Why Gary Cohn's departure from the White House could be good news

The usual media spin is being applied to the announcement of Gary Cohn's pending departure from his post as President Trump's economic adviser.  It just has to be a disaster, an indicator of "chaos" in the White House and evidence that all right-thinking people agree that the newly announced proposed tariffs in steel and aluminum import are a bad, bad, bad idea.  The frosting on the cake is that Cohn had previously criticized President Trump's initial remarks following the Charlottesville demonstrations that ended in a fatality.  As CNBC delicately put it, the remarks "also fueled the possibility of Cohn, who is Jewish, resigning."  (Pure speculation!)

CNBC's take.

Here are some factors mostly ignored by the media to consider:

  1. Cohn has already accomplished his major task: passage of the tax reform bill that is spurring the economy to what should  be called "The Trump Boom."

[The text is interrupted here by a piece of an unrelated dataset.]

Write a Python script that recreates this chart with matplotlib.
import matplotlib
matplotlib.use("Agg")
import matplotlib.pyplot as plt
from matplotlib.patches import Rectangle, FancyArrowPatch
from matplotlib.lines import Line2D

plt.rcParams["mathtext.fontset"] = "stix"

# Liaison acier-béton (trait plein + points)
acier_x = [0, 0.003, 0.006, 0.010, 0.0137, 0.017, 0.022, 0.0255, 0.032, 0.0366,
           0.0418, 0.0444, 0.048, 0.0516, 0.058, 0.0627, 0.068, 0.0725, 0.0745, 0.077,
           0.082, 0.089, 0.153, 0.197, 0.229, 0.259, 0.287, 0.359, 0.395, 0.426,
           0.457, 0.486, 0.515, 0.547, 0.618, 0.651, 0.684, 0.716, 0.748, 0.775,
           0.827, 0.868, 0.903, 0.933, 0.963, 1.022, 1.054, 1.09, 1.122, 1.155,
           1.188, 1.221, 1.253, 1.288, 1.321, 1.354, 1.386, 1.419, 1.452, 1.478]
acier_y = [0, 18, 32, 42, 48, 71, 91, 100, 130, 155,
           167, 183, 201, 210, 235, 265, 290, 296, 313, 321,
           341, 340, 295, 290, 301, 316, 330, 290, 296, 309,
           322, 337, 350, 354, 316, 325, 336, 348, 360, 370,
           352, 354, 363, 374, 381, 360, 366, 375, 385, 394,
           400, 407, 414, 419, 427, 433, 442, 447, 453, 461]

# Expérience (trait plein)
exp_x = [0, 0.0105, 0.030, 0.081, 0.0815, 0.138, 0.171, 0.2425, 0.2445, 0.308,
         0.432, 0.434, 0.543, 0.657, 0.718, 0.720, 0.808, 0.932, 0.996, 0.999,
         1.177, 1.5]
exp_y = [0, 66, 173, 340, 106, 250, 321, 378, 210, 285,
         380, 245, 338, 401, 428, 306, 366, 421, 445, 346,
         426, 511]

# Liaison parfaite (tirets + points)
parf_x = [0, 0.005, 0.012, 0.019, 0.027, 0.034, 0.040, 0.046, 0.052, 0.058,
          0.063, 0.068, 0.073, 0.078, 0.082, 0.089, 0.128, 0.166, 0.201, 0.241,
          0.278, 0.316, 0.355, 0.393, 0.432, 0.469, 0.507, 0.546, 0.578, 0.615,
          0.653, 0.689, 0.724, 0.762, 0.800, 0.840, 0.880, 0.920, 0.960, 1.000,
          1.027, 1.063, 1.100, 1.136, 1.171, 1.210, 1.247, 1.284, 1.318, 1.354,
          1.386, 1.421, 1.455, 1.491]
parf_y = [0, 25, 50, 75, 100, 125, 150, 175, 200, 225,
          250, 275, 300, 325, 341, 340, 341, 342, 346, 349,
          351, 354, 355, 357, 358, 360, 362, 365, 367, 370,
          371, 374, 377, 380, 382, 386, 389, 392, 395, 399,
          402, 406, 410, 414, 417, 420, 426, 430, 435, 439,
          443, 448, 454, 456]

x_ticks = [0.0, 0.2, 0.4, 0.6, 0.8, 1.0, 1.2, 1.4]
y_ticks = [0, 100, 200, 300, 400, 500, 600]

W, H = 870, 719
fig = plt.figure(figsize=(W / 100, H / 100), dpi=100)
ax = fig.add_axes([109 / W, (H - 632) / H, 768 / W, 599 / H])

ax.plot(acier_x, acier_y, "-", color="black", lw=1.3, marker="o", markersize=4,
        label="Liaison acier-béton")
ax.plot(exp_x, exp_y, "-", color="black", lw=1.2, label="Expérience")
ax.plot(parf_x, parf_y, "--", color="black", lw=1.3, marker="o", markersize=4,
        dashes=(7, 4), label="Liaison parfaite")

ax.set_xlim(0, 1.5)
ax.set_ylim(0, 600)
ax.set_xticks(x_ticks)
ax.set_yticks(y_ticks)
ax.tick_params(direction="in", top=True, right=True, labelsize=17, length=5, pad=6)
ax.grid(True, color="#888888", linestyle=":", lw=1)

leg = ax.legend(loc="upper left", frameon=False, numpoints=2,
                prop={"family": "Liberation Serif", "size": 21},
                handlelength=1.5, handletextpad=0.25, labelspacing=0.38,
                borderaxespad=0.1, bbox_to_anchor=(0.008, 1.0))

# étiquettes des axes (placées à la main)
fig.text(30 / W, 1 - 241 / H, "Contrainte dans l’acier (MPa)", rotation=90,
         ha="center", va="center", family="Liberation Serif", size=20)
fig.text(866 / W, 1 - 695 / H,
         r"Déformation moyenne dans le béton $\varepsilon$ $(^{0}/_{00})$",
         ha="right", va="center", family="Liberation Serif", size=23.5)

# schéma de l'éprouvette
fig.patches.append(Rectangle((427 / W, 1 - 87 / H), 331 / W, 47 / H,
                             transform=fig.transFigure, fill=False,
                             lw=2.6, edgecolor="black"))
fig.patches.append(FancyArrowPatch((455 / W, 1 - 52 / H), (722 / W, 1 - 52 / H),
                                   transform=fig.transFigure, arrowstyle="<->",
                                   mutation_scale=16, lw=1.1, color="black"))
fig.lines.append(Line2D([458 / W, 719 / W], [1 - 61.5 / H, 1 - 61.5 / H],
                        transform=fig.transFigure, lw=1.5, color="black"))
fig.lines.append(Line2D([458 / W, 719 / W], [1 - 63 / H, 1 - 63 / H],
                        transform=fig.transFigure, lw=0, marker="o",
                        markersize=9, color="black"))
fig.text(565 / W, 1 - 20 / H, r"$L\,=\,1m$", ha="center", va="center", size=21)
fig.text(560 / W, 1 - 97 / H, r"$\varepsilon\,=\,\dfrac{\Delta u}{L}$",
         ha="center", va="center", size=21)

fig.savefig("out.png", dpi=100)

  2. One major item missing from the tax reform bill was President Trump's commitment to eliminate the gigantic tax break for Wall Street called the "carried interest" provision, which allows individuals to pay capital gains taxes, not income taxes, on certain kinds of income realized by the hedge fund crowd.  Cohn, as the former president of Goldman Sachs, was likely the major reason why this promise was not kept.

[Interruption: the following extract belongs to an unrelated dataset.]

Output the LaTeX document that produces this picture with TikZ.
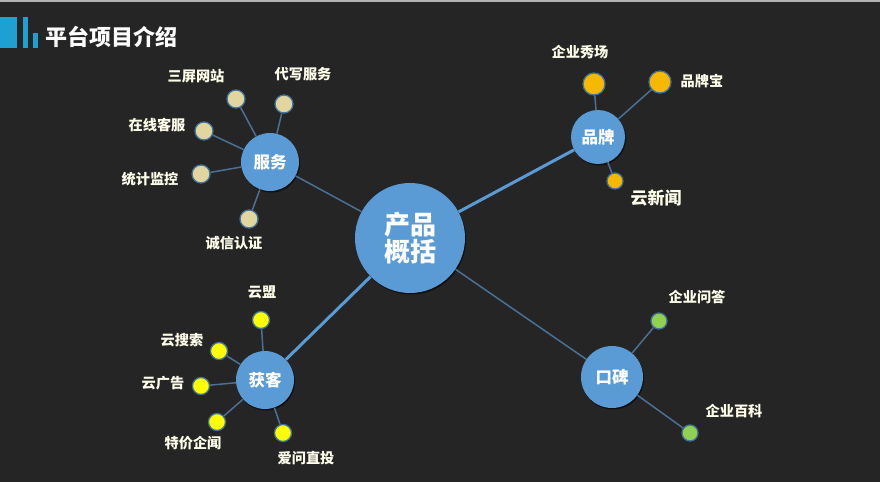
\documentclass[tikz,border=0pt]{standalone}
\usepackage{fontspec}
\setmainfont{Noto Sans CJK SC}
\usetikzlibrary{shadows}
\definecolor{bg}{HTML}{252525}
\definecolor{hub}{HTML}{5B9BD5}
\definecolor{thin}{HTML}{4A7193}
\definecolor{ring}{HTML}{41719C}
\definecolor{beige}{HTML}{E2D6A0}
\definecolor{orng}{HTML}{F7B900}
\definecolor{yel}{HTML}{FFFF00}
\definecolor{grn}{HTML}{92D050}
\definecolor{bar}{HTML}{1EA0D2}
\tikzset{
  hubnode/.style={circle, fill=hub, text=white, font=\bfseries\fontsize{16.5}{18}\selectfont, inner sep=0pt, drop shadow={shadow xshift=1pt, shadow yshift=-1.5pt, fill=black, opacity=0.6}},
  leaf/.style={circle, draw=ring, line width=1.3pt, inner sep=0pt},
  lbl/.style={text=white!92!yellow, font=\bfseries\fontsize{14.2}{16}\selectfont, inner sep=0pt},
  thinline/.style={draw=thin, line width=1.5pt},
  thickline/.style={draw=hub, line width=3pt},
}
\begin{document}
\begin{tikzpicture}[x=1pt,y=-1pt]
\fill[bg] (0,0) rectangle (880,482);
\fill[gray!60] (0,0) rectangle (880,1.5);
\useasboundingbox (0,0) rectangle (880,482);
% title
\fill[bar] (0,17) rectangle (17,48);
\fill[bar] (23,17) rectangle (28,48);
\fill[bar] (33,33) rectangle (38,48);
\node[anchor=west, text=white, font=\bfseries\fontsize{22}{24}\selectfont, inner sep=0pt] (title) at (45,37) {平台项目介绍};
% hubs
\node[hubnode, minimum size=110pt, font=\bfseries\fontsize{26}{29}\selectfont, align=center] (c) at (410,238) {产品\\[-2pt]概括};
\node[hubnode, minimum size=58pt] (fw) at (270,162) {服务};
\node[hubnode, minimum size=54pt] (pp) at (598,137) {品牌};
\node[hubnode, minimum size=58pt] (hk) at (265,380) {获客};
\node[hubnode, minimum size=62pt] (kb) at (612,377) {口碑};
% leaves
\node[leaf, fill=beige, minimum size=18pt] (a1) at (236,99) {};
\node[leaf, fill=beige, minimum size=18pt] (a2) at (284,104) {};
\node[leaf, fill=beige, minimum size=18pt] (a3) at (204,131) {};
\node[leaf, fill=beige, minimum size=18pt] (a4) at (201,174) {};
\node[leaf, fill=beige, minimum size=18pt] (a5) at (249,219) {};
\node[leaf, fill=orng, minimum size=22pt] (b1) at (594,84) {};
\node[leaf, fill=orng, minimum size=22pt] (b2) at (660,82) {};
\node[leaf, fill=orng, minimum size=16pt] (b3) at (615,181) {};
\node[leaf, fill=yel, minimum size=17pt] (d1) at (261,320) {};
\node[leaf, fill=yel, minimum size=17pt] (d2) at (219,351) {};
\node[leaf, fill=yel, minimum size=17pt] (d3) at (201,386) {};
\node[leaf, fill=yel, minimum size=17pt] (d4) at (217,422) {};
\node[leaf, fill=yel, minimum size=17pt] (d5) at (283,433) {};
\node[leaf, fill=grn, minimum size=16pt] (e1) at (659,321) {};
\node[leaf, fill=grn, minimum size=16pt] (e2) at (690,433) {};
% connectors
\draw[thinline] (c) -- (fw);
\draw[thickline] (c) -- (pp);
\draw[thickline] (c) -- (hk);
\draw[thinline] (c) -- (kb);
\foreach \n in {a1,a2,a3,a4,a5} \draw[thinline] (fw) -- (\n);
\foreach \n in {b1,b2,b3} \draw[thinline] (pp) -- (\n);
\foreach \n in {d1,d2,d3,d4,d5} \draw[thinline] (hk) -- (\n);
\foreach \n in {e1,e2} \draw[thinline] (kb) -- (\n);
% labels
\node[lbl] (la1) at (196,76) {三屏网站};
\node[lbl] (la2) at (303,74) {代写服务};
\node[lbl] (la3) at (157,125) {在线客服};
\node[lbl] (la4) at (150,179) {统计监控};
\node[lbl] (la5) at (234,243) {诚信认证};
\node[lbl] (lb1) at (580,52) {企业秀场};
\node[lbl] (lb2) at (702,81) {品牌宝};
\node[lbl, font=\bfseries\fontsize{17}{19}\selectfont] (lb3) at (656,198) {云新闻};
\node[lbl] (ld1) at (262,292) {云盟};
\node[lbl] (ld2) at (182,340) {云搜索};
\node[lbl] (ld3) at (163,383) {云广告};
\node[lbl] (ld4) at (193,443) {特价企闻};
\node[lbl] (ld5) at (306,458) {爱问直投};
\node[lbl] (le1) at (697,297) {企业问答};
\node[lbl] (le2) at (734,411) {企业百科};
\end{tikzpicture}
\end{document}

  3. Since CNBC and many others are speculating, let me repeat some gossip I heard: once the new chairman of the Federal Reserve was named, and was not named Gary Cohn, his departure from the White House became certain.  After all, he can return to Goldman, or set up his own hedge fund, and make a huge income.  Being chairman of the Fed is a sufficiently prestigious and influential position to outweigh that kind of gain, but a mere adviser serving at the pleasure of a president who is not a globalist or free-market devotee pales, especially now that he gets credit for the tax reform.

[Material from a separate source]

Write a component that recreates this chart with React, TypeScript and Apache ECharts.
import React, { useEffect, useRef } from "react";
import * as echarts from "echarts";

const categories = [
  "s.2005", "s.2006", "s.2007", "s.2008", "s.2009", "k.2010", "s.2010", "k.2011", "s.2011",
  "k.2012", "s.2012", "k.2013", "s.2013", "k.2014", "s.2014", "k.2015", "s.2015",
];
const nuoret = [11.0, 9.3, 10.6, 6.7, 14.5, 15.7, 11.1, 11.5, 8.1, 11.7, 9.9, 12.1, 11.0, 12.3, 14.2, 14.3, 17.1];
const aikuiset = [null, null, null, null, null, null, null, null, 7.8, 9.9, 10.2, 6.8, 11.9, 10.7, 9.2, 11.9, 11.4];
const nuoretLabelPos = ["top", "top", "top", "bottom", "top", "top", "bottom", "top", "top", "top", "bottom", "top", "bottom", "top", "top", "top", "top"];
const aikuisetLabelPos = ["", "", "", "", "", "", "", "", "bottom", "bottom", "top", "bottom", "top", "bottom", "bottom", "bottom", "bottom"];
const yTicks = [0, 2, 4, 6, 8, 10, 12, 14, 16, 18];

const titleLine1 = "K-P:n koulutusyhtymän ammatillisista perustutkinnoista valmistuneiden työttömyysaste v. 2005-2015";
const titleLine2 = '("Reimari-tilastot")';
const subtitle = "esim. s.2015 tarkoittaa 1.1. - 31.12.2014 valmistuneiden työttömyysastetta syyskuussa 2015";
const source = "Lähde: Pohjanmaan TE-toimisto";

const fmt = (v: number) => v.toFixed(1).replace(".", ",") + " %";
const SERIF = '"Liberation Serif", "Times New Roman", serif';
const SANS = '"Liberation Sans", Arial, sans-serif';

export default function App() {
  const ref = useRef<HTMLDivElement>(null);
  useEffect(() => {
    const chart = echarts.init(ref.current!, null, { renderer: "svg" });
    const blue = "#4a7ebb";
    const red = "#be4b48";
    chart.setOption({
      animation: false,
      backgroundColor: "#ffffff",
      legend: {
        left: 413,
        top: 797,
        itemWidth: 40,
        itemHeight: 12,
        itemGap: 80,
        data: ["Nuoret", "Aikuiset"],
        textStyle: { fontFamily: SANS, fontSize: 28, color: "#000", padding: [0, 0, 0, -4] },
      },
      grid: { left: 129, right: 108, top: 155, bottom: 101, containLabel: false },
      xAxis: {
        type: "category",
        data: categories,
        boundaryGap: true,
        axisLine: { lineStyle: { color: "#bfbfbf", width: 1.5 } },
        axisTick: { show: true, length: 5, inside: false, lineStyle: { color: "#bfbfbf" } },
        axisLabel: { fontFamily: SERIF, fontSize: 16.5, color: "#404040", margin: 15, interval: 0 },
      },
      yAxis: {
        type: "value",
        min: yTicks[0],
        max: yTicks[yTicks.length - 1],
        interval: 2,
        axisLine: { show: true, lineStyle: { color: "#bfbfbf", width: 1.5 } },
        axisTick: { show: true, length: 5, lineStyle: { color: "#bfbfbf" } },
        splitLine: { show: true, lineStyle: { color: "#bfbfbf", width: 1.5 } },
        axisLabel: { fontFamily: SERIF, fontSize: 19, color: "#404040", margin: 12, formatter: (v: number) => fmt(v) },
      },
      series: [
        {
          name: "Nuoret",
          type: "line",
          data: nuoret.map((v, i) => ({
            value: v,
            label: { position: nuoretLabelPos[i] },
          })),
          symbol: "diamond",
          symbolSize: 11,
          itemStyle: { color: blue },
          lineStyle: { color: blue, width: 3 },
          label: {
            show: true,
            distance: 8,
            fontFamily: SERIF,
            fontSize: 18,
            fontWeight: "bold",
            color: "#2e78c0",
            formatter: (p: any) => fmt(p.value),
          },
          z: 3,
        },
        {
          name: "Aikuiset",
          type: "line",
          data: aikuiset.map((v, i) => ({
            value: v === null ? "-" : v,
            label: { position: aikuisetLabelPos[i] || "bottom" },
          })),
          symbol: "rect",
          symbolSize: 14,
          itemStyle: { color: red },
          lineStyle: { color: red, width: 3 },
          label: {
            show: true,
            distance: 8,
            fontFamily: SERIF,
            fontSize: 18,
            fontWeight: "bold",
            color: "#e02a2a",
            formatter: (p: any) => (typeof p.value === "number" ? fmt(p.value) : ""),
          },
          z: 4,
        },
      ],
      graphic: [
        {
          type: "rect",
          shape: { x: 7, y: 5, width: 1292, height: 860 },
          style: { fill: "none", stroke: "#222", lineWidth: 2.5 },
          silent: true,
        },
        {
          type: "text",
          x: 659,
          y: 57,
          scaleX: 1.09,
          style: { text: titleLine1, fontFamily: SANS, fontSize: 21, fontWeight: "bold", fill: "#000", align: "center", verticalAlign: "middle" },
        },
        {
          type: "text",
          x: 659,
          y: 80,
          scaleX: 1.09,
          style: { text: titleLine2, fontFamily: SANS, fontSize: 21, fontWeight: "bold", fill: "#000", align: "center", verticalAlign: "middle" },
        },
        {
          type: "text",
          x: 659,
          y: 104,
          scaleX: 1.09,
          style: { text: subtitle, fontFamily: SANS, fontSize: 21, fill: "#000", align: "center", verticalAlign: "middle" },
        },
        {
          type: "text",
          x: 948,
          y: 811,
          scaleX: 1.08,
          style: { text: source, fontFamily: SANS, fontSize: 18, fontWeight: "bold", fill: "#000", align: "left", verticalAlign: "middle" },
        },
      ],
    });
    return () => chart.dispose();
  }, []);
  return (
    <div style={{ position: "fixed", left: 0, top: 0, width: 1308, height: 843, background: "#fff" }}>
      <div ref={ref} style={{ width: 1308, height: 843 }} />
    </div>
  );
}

  4. President Trump actually likes turnover and is comfortable with uncertainty and disagreement among his closest staff, aka "chaos."  Remember that his life experience is mostly in real estate development, and construction, which is project-based.  That means that when a project is completed, many people depart.  And when a new project begins, new staff is recruited.  He may well consider the tax reform bill a project.  The next economic project – tariffs to protect endangered industries, or maybe elimination of the carried interest provision – requires a somewhat different mix of talent.